In a statement published yesterday, Islamic Jihad said it felt that the elections, scheduled for October 8, were not an “appropriate way out of the Palestinian national impasse and instead called for unity between Hamas and President Mahmoud Abbas’s Fatah faction.

The announcement followed a the surprising decision by Hamas last month to stand candidates in the municipal elections, which decide which parties control the cities and regions of the West Bank and Gaza. Seats in 400 councils are up for election.

Hamas boycotted the 2012 municipal elections in the West Bank and refused to hold them at all in Gaza. The decision by Hamas to participate this year, and to allow local elections in Gaza, has put pressure on Fatah, who are unprepared to fight contested seats against an organised rival.

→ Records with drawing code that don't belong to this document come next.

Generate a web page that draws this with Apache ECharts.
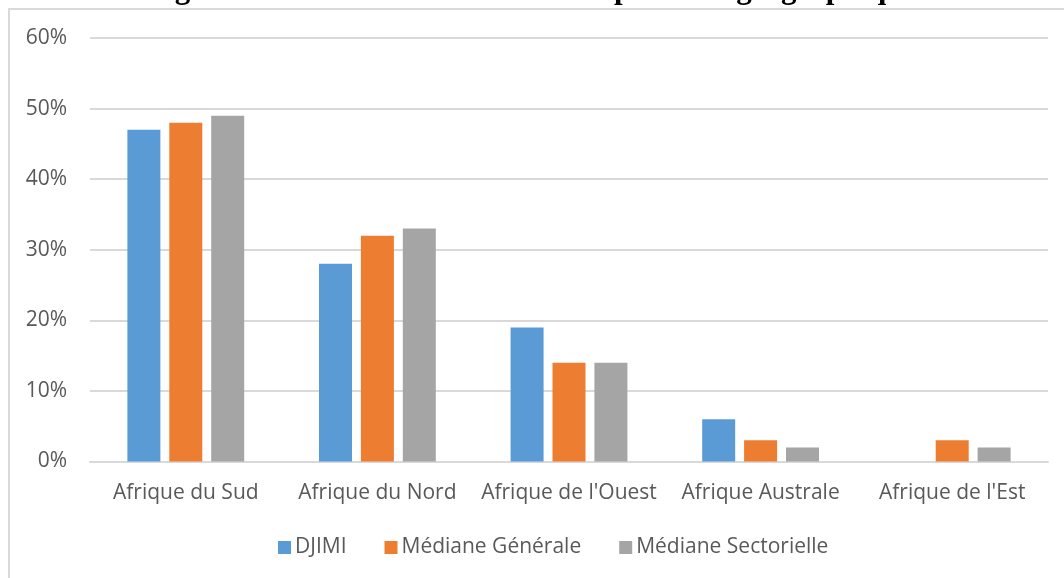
<!DOCTYPE html>
<html>
<head>
<meta charset="utf-8">
<script src="https://cdn.jsdelivr.net/npm/echarts@6/dist/echarts.min.js"></script>
<style>
  html, body { margin: 0; padding: 0; background: #ffffff; }
  #chart { width: 1064px; height: 578px; }
</style>
</head>
<body>
<div id="chart"></div>
<script>
// Regions and series (shares of listed companies, %)
const categories = ["Afrique du Sud", "Afrique du Nord", "Afrique de l'Ouest", "Afrique Australe", "Afrique de l'Est"];
const djimi = [47, 28, 19, 6, 0];
const medianeGenerale = [48, 32, 14, 3, 3];
const medianeSectorielle = [49, 33, 14, 2, 2];
const seriesNames = ["DJIMI", "Médiane Générale", "Médiane Sectorielle"];
const titleText = "Figure 2 : Listes des sociétés cotées par zone géographique.";

const labelFont = "'Open Sans', sans-serif";
const labelColor = '#595959';
const gridColor = '#d9d9d9';

const chart = echarts.init(document.getElementById('chart'), null, { renderer: 'canvas' });

function barSeries(name, data, color) {
  return {
    name: name,
    type: 'bar',
    data: data,
    barWidth: 33,
    barGap: '27%',
    itemStyle: { color: color },
    emphasis: { disabled: true }
  };
}

chart.setOption({
  animation: false,
  backgroundColor: '#ffffff',
  color: ['#5B9BD5', '#ED7D31', '#A5A5A5'],
  graphic: [
    {
      type: 'rect',
      silent: true,
      z: -10,
      shape: { x: 9, y: 9, width: 1200, height: 700 },
      style: { fill: '#ffffff', stroke: gridColor, lineWidth: 2 }
    },
    {
      type: 'text',
      silent: true,
      x: 536,
      y: 5,
      style: {
        text: titleText,
        font: "bold 31px 'Liberation Serif', 'Times New Roman', serif",
        fill: '#000000',
        align: 'center',
        verticalAlign: 'bottom'
      }
    }
  ],
  grid: { left: 90, right: 16, top: 38, bottom: 116.5, containLabel: false },
  legend: {
    data: seriesNames,
    left: 273,
    top: 532,
    icon: 'rect',
    itemWidth: 13,
    itemHeight: 13,
    itemGap: 38,
    textStyle: { fontFamily: labelFont, fontSize: 21, color: labelColor, padding: [0, 0, 0, -1] }
  },
  xAxis: {
    type: 'category',
    data: categories,
    axisLine: { lineStyle: { color: gridColor, width: 2 } },
    axisTick: { show: false },
    axisLabel: { fontFamily: labelFont, fontSize: 21, color: labelColor, margin: 21, interval: 0 }
  },
  yAxis: {
    type: 'value',
    min: 0,
    max: 60,
    interval: 10,
    axisLine: { show: false },
    axisTick: { show: false },
    axisLabel: { fontFamily: labelFont, fontSize: 21, color: labelColor, margin: 23, formatter: '{value}%' },
    splitLine: { lineStyle: { color: gridColor, width: 2 } }
  },
  series: [
    barSeries(seriesNames[0], djimi, '#5B9BD5'),
    barSeries(seriesNames[1], medianeGenerale, '#ED7D31'),
    barSeries(seriesNames[2], medianeSectorielle, '#A5A5A5')
  ]
});
</script>
</body>
</html>
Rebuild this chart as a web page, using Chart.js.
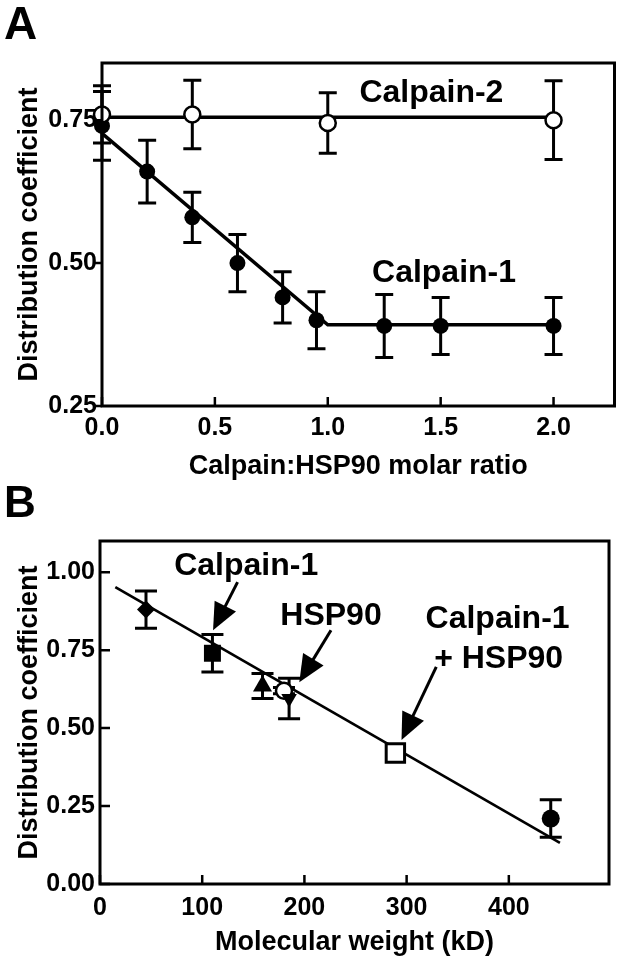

Hamas is expected to stand technocrat candidates in the West Bank who may not be active Hamas members or politicians, and attack the incumbent Fatah candidates as corrupt insider politicians.

Fatah is attempting to get a grip on the party organisation, by insisting that their candidates do not stand against each other. In the 2006 parliamentary elections, Fatah members ignored the official selection procedures and ran competing slates, splitting the vote and allowing Hamas to benefit.

If Hamas makes significant gains in control of West Bank municipalities, it could negatively impact on security cooperation with the IDF.

In the run-up to the election, Fatah has made headline-grabbing announcements, such as the threat to sue the UK over the 1917 Balfour Declaration.

On Sunday, according to the Jerusalem Post, Mohammed Shtayyeh, a member of the Fatah Central Committee, told al-Quds  newspaper that the Palestinian Authority would seek to establish a municipal council for East Jerusalem. The announcement, which has little chance of being approved, was seen as another possible election stunt.